SET PROBLEM
Write out each line word for word. Drop pictures.

-- start of DATA SECTION --

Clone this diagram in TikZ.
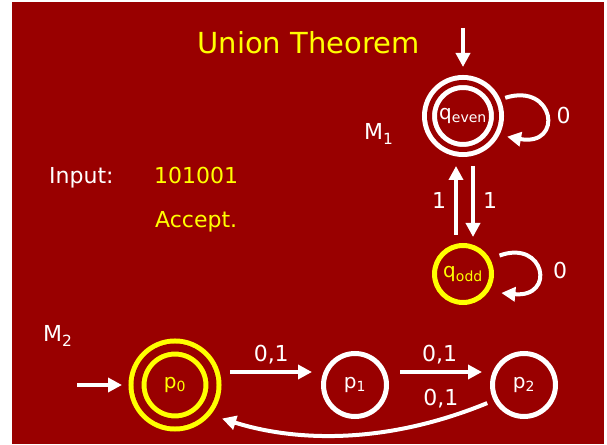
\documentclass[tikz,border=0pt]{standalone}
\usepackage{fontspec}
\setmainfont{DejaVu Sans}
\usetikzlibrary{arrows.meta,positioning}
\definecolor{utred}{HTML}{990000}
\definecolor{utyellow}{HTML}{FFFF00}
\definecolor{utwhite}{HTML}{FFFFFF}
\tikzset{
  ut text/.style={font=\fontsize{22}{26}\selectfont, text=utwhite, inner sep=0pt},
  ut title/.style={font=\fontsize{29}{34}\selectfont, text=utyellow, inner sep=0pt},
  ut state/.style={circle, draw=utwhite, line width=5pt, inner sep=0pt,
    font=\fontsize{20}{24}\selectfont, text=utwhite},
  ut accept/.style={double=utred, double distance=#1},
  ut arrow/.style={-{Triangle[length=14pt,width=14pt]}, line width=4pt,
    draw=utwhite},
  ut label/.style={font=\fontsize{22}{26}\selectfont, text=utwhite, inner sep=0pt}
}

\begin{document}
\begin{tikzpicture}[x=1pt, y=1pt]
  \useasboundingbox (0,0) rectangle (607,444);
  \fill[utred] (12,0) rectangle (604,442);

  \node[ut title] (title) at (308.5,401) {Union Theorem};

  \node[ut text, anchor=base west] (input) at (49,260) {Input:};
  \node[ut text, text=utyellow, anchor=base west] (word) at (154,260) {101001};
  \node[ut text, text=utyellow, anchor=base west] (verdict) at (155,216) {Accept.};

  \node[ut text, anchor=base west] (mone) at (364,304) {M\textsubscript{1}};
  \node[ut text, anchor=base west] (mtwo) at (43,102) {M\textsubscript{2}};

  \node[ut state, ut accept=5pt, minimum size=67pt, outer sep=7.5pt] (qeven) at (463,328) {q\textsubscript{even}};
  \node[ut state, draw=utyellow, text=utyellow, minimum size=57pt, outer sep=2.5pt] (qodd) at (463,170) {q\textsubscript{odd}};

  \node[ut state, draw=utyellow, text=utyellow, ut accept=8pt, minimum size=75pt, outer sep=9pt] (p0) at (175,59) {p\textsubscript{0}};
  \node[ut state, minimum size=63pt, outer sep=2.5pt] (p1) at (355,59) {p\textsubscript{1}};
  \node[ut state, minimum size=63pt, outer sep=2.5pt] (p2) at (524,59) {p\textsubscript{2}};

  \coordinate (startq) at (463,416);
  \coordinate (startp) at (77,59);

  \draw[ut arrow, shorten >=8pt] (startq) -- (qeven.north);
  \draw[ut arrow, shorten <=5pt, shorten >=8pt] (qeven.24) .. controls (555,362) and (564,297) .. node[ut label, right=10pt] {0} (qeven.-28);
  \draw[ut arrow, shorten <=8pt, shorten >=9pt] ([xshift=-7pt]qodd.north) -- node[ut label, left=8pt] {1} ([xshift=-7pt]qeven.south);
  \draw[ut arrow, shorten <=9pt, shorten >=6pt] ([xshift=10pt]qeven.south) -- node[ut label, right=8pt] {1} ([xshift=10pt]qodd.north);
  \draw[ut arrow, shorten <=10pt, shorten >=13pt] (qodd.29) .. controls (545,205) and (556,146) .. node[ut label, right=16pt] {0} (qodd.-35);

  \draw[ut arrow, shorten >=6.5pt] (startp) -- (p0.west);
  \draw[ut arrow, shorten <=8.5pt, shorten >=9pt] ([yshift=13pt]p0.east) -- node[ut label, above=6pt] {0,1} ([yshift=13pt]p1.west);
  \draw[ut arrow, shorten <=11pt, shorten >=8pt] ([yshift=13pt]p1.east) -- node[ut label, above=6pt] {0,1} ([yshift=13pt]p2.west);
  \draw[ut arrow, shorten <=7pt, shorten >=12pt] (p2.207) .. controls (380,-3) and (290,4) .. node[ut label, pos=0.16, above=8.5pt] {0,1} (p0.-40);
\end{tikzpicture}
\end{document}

-- end of DATA SECTION --

RESPONSE BELOW
Clone this diagram in TikZ.
\documentclass[tikz,border=0pt]{standalone}
\usepackage{fontspec}
\setmainfont{DejaVu Sans}
\usetikzlibrary{arrows.meta,positioning}
\definecolor{utred}{HTML}{990000}
\definecolor{utyellow}{HTML}{FFFF00}
\definecolor{utwhite}{HTML}{FFFFFF}
\tikzset{
  ut text/.style={font=\fontsize{22}{26}\selectfont, text=utwhite, inner sep=0pt},
  ut title/.style={font=\fontsize{29}{34}\selectfont, text=utyellow, inner sep=0pt},
  ut state/.style={circle, draw=utwhite, line width=5pt, inner sep=0pt,
    font=\fontsize{20}{24}\selectfont, text=utwhite},
  ut accept/.style={double=utred, double distance=#1},
  ut arrow/.style={-{Triangle[length=14pt,width=14pt]}, line width=4pt,
    draw=utwhite},
  ut label/.style={font=\fontsize{22}{26}\selectfont, text=utwhite, inner sep=0pt}
}

\begin{document}
\begin{tikzpicture}[x=1pt, y=1pt]
  \useasboundingbox (0,0) rectangle (607,444);
  \fill[utred] (12,0) rectangle (604,442);

  \node[ut title] (title) at (308.5,401) {Union Theorem};

  \node[ut text, anchor=base west] (input) at (49,260) {Input:};
  \node[ut text, text=utyellow, anchor=base west] (word) at (154,260) {101001};
  \node[ut text, text=utyellow, anchor=base west] (verdict) at (155,216) {Accept.};

  \node[ut text, anchor=base west] (mone) at (364,304) {M\textsubscript{1}};
  \node[ut text, anchor=base west] (mtwo) at (43,102) {M\textsubscript{2}};

  \node[ut state, ut accept=5pt, minimum size=67pt, outer sep=7.5pt] (qeven) at (463,328) {q\textsubscript{even}};
  \node[ut state, draw=utyellow, text=utyellow, minimum size=57pt, outer sep=2.5pt] (qodd) at (463,170) {q\textsubscript{odd}};

  \node[ut state, draw=utyellow, text=utyellow, ut accept=8pt, minimum size=75pt, outer sep=9pt] (p0) at (175,59) {p\textsubscript{0}};
  \node[ut state, minimum size=63pt, outer sep=2.5pt] (p1) at (355,59) {p\textsubscript{1}};
  \node[ut state, minimum size=63pt, outer sep=2.5pt] (p2) at (524,59) {p\textsubscript{2}};

  \coordinate (startq) at (463,416);
  \coordinate (startp) at (77,59);

  \draw[ut arrow, shorten >=8pt] (startq) -- (qeven.north);
  \draw[ut arrow, shorten <=5pt, shorten >=8pt] (qeven.24) .. controls (555,362) and (564,297) .. node[ut label, right=10pt] {0} (qeven.-28);
  \draw[ut arrow, shorten <=8pt, shorten >=9pt] ([xshift=-7pt]qodd.north) -- node[ut label, left=8pt] {1} ([xshift=-7pt]qeven.south);
  \draw[ut arrow, shorten <=9pt, shorten >=6pt] ([xshift=10pt]qeven.south) -- node[ut label, right=8pt] {1} ([xshift=10pt]qodd.north);
  \draw[ut arrow, shorten <=10pt, shorten >=13pt] (qodd.29) .. controls (545,205) and (556,146) .. node[ut label, right=16pt] {0} (qodd.-35);

  \draw[ut arrow, shorten >=6.5pt] (startp) -- (p0.west);
  \draw[ut arrow, shorten <=8.5pt, shorten >=9pt] ([yshift=13pt]p0.east) -- node[ut label, above=6pt] {0,1} ([yshift=13pt]p1.west);
  \draw[ut arrow, shorten <=11pt, shorten >=8pt] ([yshift=13pt]p1.east) -- node[ut label, above=6pt] {0,1} ([yshift=13pt]p2.west);
  \draw[ut arrow, shorten <=7pt, shorten >=12pt] (p2.207) .. controls (380,-3) and (290,4) .. node[ut label, pos=0.16, above=8.5pt] {0,1} (p0.-40);
\end{tikzpicture}
\end{document}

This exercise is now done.